Par Raymond Clément.

Au-delà des discours politiciens, retenons ceci : en plus de devoir à l’occasion subir des interférences politiques, la Société de la Couronne doit vivre avec les conséquences d’une mauvaise planification due à une analyse incomplète du marché de la demande manitobaine et du marché de l’exportation.

Les preuves des errements : Keeyask et Bipole III

Plusieurs études bien connues des experts ont démontré que la construction du barrage hydroélectrique Keeyask aurait pu être retardé jusqu’en 2040. Du coup on aurait pu remettre à plus tard la ligne de transmission Bipole III, dont les coûts estimés au départ à 1,0 milliard de $ ont grimpé à 4,6 milliards. Pareille retenue aurait permis de limiter la dette à entre 10 et 15 milliards $, alors qu’elle dépasse aujourd’hui les 22 milliards $.

Les conséquences des errements sur le marché de l’exportation

Hydro Manitoba a toujours vanté les mérites des exportations d’électricité vers les marchés américains. La Société de la Couronne prévoyait que les ventes payeraient le coût du barrage Keeyask et entraînerait une baisse des tarifs manitobains. Rien de la sorte ne s’est produit jusqu’à maintenant.

Essentiellement parce que les analyses d’Hydro Manitoba n’ont pas pris en compte deux facteurs qui affectent nos exportations : l’impact du gaz naturel de schiste qui a fait baisser le prix américain de l’électricité, ainsi que l’arrivée de l’éolienne dans la production américaine. Le prix américain de vente entre 2005 et 2021 se situait aux alentours de 4,6 cents/KWh. Or, les coûts de production d’Hydro Manitoba sont bien au-delà des 10 cents/KWh. En clair : nous sommes en train de subventionner les consommateurs américains.

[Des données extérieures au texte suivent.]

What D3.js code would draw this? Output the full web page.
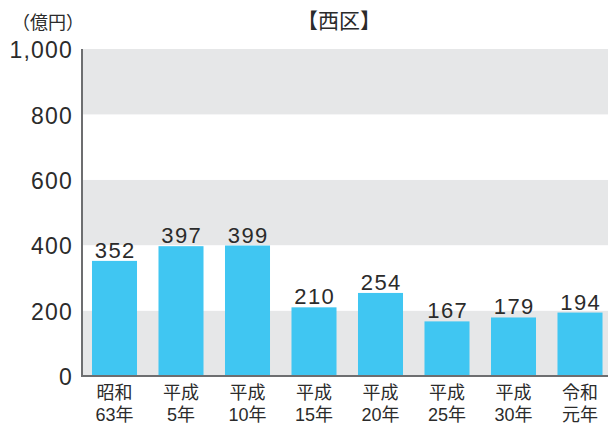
<!DOCTYPE html>
<html>
<head>
<meta charset="utf-8">
<script src="https://cdn.jsdelivr.net/npm/d3@7"></script>
<style>
  body { margin: 0; background: #fff; }
  text { font-family: "Liberation Sans", "Noto Sans CJK JP", sans-serif; fill: #2b2b2b; }
</style>
</head>
<body>
<script>
const categoriesTop = ['昭和', '平成', '平成', '平成', '平成', '平成', '平成', '令和']
const categoriesBottom = ['63年', '5年', '10年', '15年', '20年', '25年', '30年', '元年']
const values = [352, 397, 399, 210, 254, 167, 179, 194]
const yTicks = [0, 200, 400, 600, 800, 1000]
const title = '【西区】'
const unitLabel = '（億円）'

const size = { width: 608, height: 426 }
const margin = { top: 49, right: 0, bottom: 50, left: 82 }
const plotW = size.width - margin.left - margin.right
const plotH = size.height - margin.top - margin.bottom

const svg = d3.select('body')
  .append('svg')
  .attr('width', size.width)
  .attr('height', size.height)

const chart = svg.append('g')
  .attr('transform', `translate(${[margin.left, margin.top]})`)

const yScale = d3.scaleLinear().domain([0, 1000]).range([plotH, 0])
const xScale = d3.scaleBand()
  .domain(d3.range(values.length))
  .range([-0.75, 531.25])
  .paddingInner(0.323)
  .paddingOuter(0.1615)

// alternating bands
const bands = d3.range(yTicks.length - 1).map(i => [yTicks[i], yTicks[i + 1]])
chart.selectAll('.band')
  .data(bands)
  .enter()
  .append('rect')
  .attr('class', 'band')
  .attr('x', 0)
  .attr('width', plotW)
  .attr('y', d => yScale(d[1]))
  .attr('height', d => yScale(d[0]) - yScale(d[1]))
  .style('fill', (d, i) => (i % 2 === 0 ? '#e6e7e8' : '#ffffff'))

// bars
chart.selectAll('.bar')
  .data(values)
  .enter()
  .append('rect')
  .attr('class', 'bar')
  .attr('x', (d, i) => xScale(i))
  .attr('width', xScale.bandwidth())
  .attr('y', d => yScale(d))
  .attr('height', d => plotH - yScale(d))
  .style('fill', '#40c6f2')

// value labels
chart.selectAll('.value')
  .data(values)
  .enter()
  .append('text')
  .attr('class', 'value')
  .attr('x', (d, i) => xScale(i) + xScale.bandwidth() / 2 + 0.75)
  .attr('y', d => yScale(d) - 3)
  .attr('text-anchor', 'middle')
  .style('font-size', '22px')
  .style('letter-spacing', '1.5px')
  .text(d => d)

// axes lines
chart.append('line')
  .attr('x1', 0).attr('x2', 0)
  .attr('y1', 0).attr('y2', plotH + 1)
  .style('stroke', '#6d6e70').style('stroke-width', 2)
chart.append('line')
  .attr('x1', 0).attr('x2', plotW)
  .attr('y1', plotH).attr('y2', plotH)
  .style('stroke', '#6d6e70').style('stroke-width', 2)

// y tick labels
const fmt = d3.format(',')
chart.selectAll('.ytick')
  .data(yTicks)
  .enter()
  .append('text')
  .attr('class', 'ytick')
  .attr('x', -9)
  .attr('y', d => yScale(d))
  .attr('dy', '0.4em')
  .attr('text-anchor', 'end')
  .style('font-size', '23px')
  .style('letter-spacing', '1.2px')
  .text(d => fmt(d))

// x labels
const xLabels = chart.selectAll('.xlabel')
  .data(values.map((d, i) => i))
  .enter()
  .append('text')
  .attr('class', 'xlabel')
  .attr('text-anchor', 'middle')
  .style('font-size', '18px')

xLabels.append('tspan')
  .attr('x', i => xScale(i) + xScale.bandwidth() / 2)
  .attr('y', plotH + 23)
  .text(i => categoriesTop[i])
xLabels.append('tspan')
  .attr('x', i => xScale(i) + xScale.bandwidth() / 2)
  .attr('y', plotH + 45)
  .text(i => categoriesBottom[i])

// title and unit
svg.append('text')
  .attr('x', 339)
  .attr('y', 28)
  .attr('text-anchor', 'middle')
  .style('font-size', '21px')
  .text(title)

svg.append('text')
  .attr('x', 48)
  .attr('y', 29)
  .attr('text-anchor', 'middle')
  .style('font-size', '18px')
  .text(unitLabel)
</script>
</body>
</html>
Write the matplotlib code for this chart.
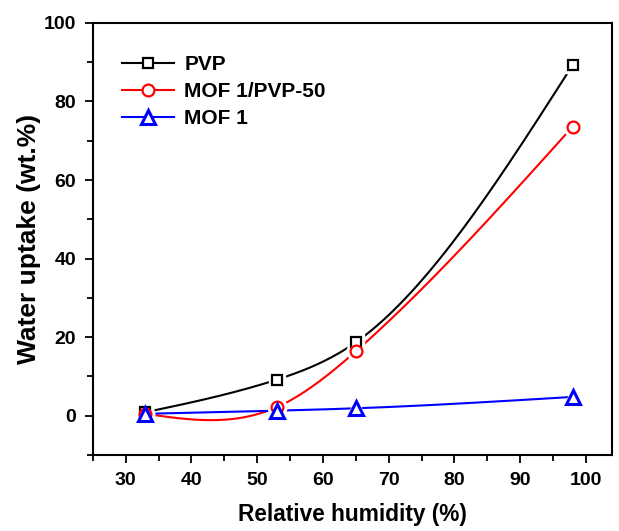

Les conséquences des errements sur le marché manitobain

La croissance économique annuelle durant les années 1960 et 1970 se chiffrait entre 3,5 % et 5,0 %, alors que la demande pour l’électricité augmentait annuellement entre 5 % et 8,0 %. Depuis 16 ans, la croissance économique annuelle s’est chiffrée à 1,8 % et la demande électrique a été de 0,6 %, bien en-dessous des prévisions d’Hydro Manitoba. Le secteur résidentiel a tenu bon avec une croissance moyenne annuelle de 2,1 %. C’est du côté minier et manufacturier que les choses se sont gâtées. Ces secteurs ont connu une baisse moyenne annuelle de 0,9 %.

Si bien que par nécessité le prix de l’électricité a beaucoup augmenté pendant ces derniers 16 ans. Au point où le tarif en 2021 se situe à 9,6 cents/KWh. En 2005, il était encore parmi les plus bas au monde, soit à 6,0 cents/KWh.

Que faire maintenant? Espérer malgré tout!

Plusieurs idées ont été avancées. Comme par exemple transitionner la production électrique vers le secteur du transport ou encore construire un réseau transcanadien afin d’éliminer les génératrices canadiennes qui fonctionnent aux énergies fossiles. Chacune de ces idées sont bonnes. Mais elles comportent bien évidemment aussi leur part de défis.

Les évènements climatiques au Canada et à l’échelle mondiale nous interpellent plus que jamais : nous devons modifier nos façons de vivre. Est-ce que la Province et Hydro Manitoba vont faire les bons choix? Leur bilan jusqu’à présent n’est guère inspirant. Mais nous sommes condamnés à espérer malgré tout.